Last week, Chulalongkorn University in Bangkok, decided to revoke the doctorate it had granted in 2008 to Supachai Lorlowhakarn, director of the National Innovation Agency (NIA), an organisation operating under the umbrella of the Thai government’s Ministry of Science and Health.

The decision followed an official university investigation, which, in 2010, revealed that Supachai had copied directly from other sources, including a technical assistance report published by the UN.

In addition to the PhD-related plagiarism charges levelled at Supachai, he also allegedly plagiarised an article on organic agriculture, based on his thesis and published in the Thai Journal of Agricultural Science (TJAS) in 2008.

Wageningen Academic Publishers, which holds the copyright to the original article that was allegedly plagiarised by Supachai, has renewed its demand to TJAS to retract Supachai’s article.

"I hope and believe that TJAS will reconsider the case and retract the article," Lieke Boersma, an editor at Wageningen Academic Publishers, told SciDev.Net.

Boersma said that Chulalongkorn’s decision regarding Supachai should prompt TJAS editor Irb Kheoruenromne to withdraw the article.

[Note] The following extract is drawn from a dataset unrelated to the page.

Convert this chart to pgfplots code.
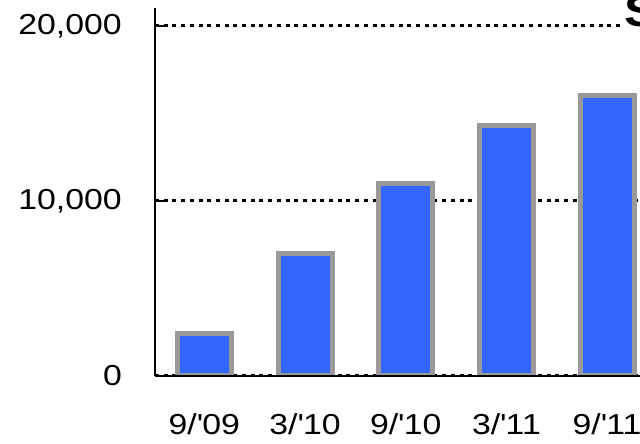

This, she said, would be "the right decision".

"I will wait for TJAS to take the necessary steps, but if they still fail to take action, I will contact them again," she said.

British agricultural consultant Wyn Ellis, the principal author of one of the works claimed to have been plagiarised by Supachai, added that "pressure needs to be put on TJAS, which still hasn’t revoked the paper".

In an interview, TJAS editor, Irb Kheoruenromne, said that "chances are high" that the journal will withdraw Supachai’s article.

However, Supachai is currently threatening to file a case against Chulalongkorn University‘s decision, and so Irb is waiting for the outcome of this possible action before making a decision on retraction.

Supachai did not respond to requests for comment from SciDev.Net. But an email Supachai sent to Irb last May, revealed that Supachai insisted that he had not plagiarised anything but had, as NIA director, "duly requested, and received an approval, to use some parts of the study" in his thesis.